What the exercise asks:
Give every line again exactly as it appears, please, but not the pictures.

Data provided:
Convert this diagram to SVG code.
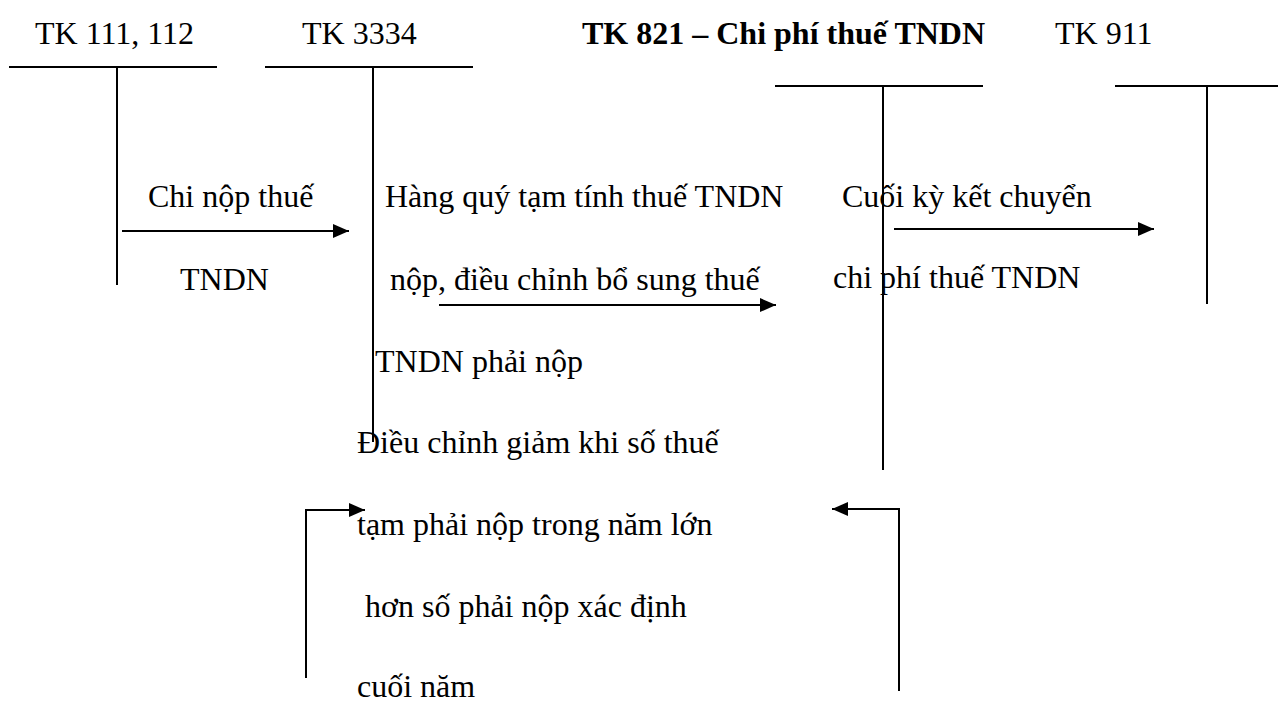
<svg xmlns="http://www.w3.org/2000/svg" width="1278" height="707" viewBox="0 0 1278 707">
  <style>
    text { font-family: "Liberation Serif", "Times New Roman", serif; font-size: 32px; fill: #000; }
    .title-bold { font-weight: bold; }
    .t-top { stroke: #000; stroke-width: 2; fill: none; }
    .t-stem { stroke: #000; stroke-width: 2; fill: none; }
    .flow { stroke: #000; stroke-width: 2; fill: none; marker-end: url(#arrow); }
  </style>
  <defs>
    <marker id="arrow" markerUnits="userSpaceOnUse" markerWidth="16" markerHeight="14" refX="16" refY="7" orient="auto">
      <path d="M0,0 L16,7 L0,14 z" fill="#000"/>
    </marker>
  </defs>

  <rect width="1278" height="707" fill="#fff"/>

  <!-- T-account: TK 111, 112 -->
  <g id="tk111-112">
    <text x="35" y="44">TK 111, 112</text>
    <line class="t-top" x1="9" y1="67" x2="217" y2="67"/>
    <line class="t-stem" x1="117" y1="67" x2="117" y2="285"/>
  </g>

  <!-- T-account: TK 3334 -->
  <g id="tk3334">
    <text x="302" y="44">TK 3334</text>
    <line class="t-top" x1="265" y1="67" x2="473" y2="67"/>
    <line class="t-stem" x1="373" y1="67" x2="373" y2="442"/>
  </g>

  <!-- T-account: TK 821 -->
  <g id="tk821">
    <text class="title-bold" x="582" y="44">TK 821 – Chi phí thuế TNDN</text>
    <line class="t-top" x1="775" y1="86" x2="983" y2="86"/>
    <line class="t-stem" x1="883" y1="86" x2="883" y2="470"/>
  </g>

  <!-- T-account: TK 911 -->
  <g id="tk911">
    <text x="1055" y="44">TK 911</text>
    <line class="t-top" x1="1115" y1="86" x2="1278" y2="86"/>
    <line class="t-stem" x1="1207" y1="86" x2="1207" y2="304"/>
  </g>

  <!-- Posting arrows -->
  <g id="connectors">
    <path class="flow" d="M122,231 H349"/>
    <path class="flow" d="M439,305 H776"/>
    <path class="flow" d="M894,229 H1154"/>
    <path class="flow" d="M306,678 V510 H365"/>
    <path class="flow" d="M899,691 V509 H832"/>
  </g>

  <!-- Posting labels -->
  <g id="labels">
    <text x="148" y="207">Chi nộp thuế</text>
    <text x="180" y="290">TNDN</text>

    <text x="385" y="207">Hàng quý tạm tính thuế TNDN</text>
    <text x="390" y="290">nộp, điều chỉnh bổ sung thuế</text>
    <text x="375" y="372">TNDN phải nộp</text>

    <text x="357" y="453">Điều chỉnh giảm khi số thuế</text>
    <text x="357" y="535">tạm phải nộp trong năm lớn</text>
    <text x="365" y="617">hơn số phải nộp xác định</text>
    <text x="357" y="697">cuối năm</text>

    <text x="842" y="207">Cuối kỳ kết chuyển</text>
    <text x="833" y="288">chi phí thuế TNDN</text>
  </g>
</svg>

Exercise answer:
Convert this diagram to SVG code.
<svg xmlns="http://www.w3.org/2000/svg" width="1278" height="707" viewBox="0 0 1278 707">
  <style>
    text { font-family: "Liberation Serif", "Times New Roman", serif; font-size: 32px; fill: #000; }
    .title-bold { font-weight: bold; }
    .t-top { stroke: #000; stroke-width: 2; fill: none; }
    .t-stem { stroke: #000; stroke-width: 2; fill: none; }
    .flow { stroke: #000; stroke-width: 2; fill: none; marker-end: url(#arrow); }
  </style>
  <defs>
    <marker id="arrow" markerUnits="userSpaceOnUse" markerWidth="16" markerHeight="14" refX="16" refY="7" orient="auto">
      <path d="M0,0 L16,7 L0,14 z" fill="#000"/>
    </marker>
  </defs>

  <rect width="1278" height="707" fill="#fff"/>

  <!-- T-account: TK 111, 112 -->
  <g id="tk111-112">
    <text x="35" y="44">TK 111, 112</text>
    <line class="t-top" x1="9" y1="67" x2="217" y2="67"/>
    <line class="t-stem" x1="117" y1="67" x2="117" y2="285"/>
  </g>

  <!-- T-account: TK 3334 -->
  <g id="tk3334">
    <text x="302" y="44">TK 3334</text>
    <line class="t-top" x1="265" y1="67" x2="473" y2="67"/>
    <line class="t-stem" x1="373" y1="67" x2="373" y2="442"/>
  </g>

  <!-- T-account: TK 821 -->
  <g id="tk821">
    <text class="title-bold" x="582" y="44">TK 821 – Chi phí thuế TNDN</text>
    <line class="t-top" x1="775" y1="86" x2="983" y2="86"/>
    <line class="t-stem" x1="883" y1="86" x2="883" y2="470"/>
  </g>

  <!-- T-account: TK 911 -->
  <g id="tk911">
    <text x="1055" y="44">TK 911</text>
    <line class="t-top" x1="1115" y1="86" x2="1278" y2="86"/>
    <line class="t-stem" x1="1207" y1="86" x2="1207" y2="304"/>
  </g>

  <!-- Posting arrows -->
  <g id="connectors">
    <path class="flow" d="M122,231 H349"/>
    <path class="flow" d="M439,305 H776"/>
    <path class="flow" d="M894,229 H1154"/>
    <path class="flow" d="M306,678 V510 H365"/>
    <path class="flow" d="M899,691 V509 H832"/>
  </g>

  <!-- Posting labels -->
  <g id="labels">
    <text x="148" y="207">Chi nộp thuế</text>
    <text x="180" y="290">TNDN</text>

    <text x="385" y="207">Hàng quý tạm tính thuế TNDN</text>
    <text x="390" y="290">nộp, điều chỉnh bổ sung thuế</text>
    <text x="375" y="372">TNDN phải nộp</text>

    <text x="357" y="453">Điều chỉnh giảm khi số thuế</text>
    <text x="357" y="535">tạm phải nộp trong năm lớn</text>
    <text x="365" y="617">hơn số phải nộp xác định</text>
    <text x="357" y="697">cuối năm</text>

    <text x="842" y="207">Cuối kỳ kết chuyển</text>
    <text x="833" y="288">chi phí thuế TNDN</text>
  </g>
</svg>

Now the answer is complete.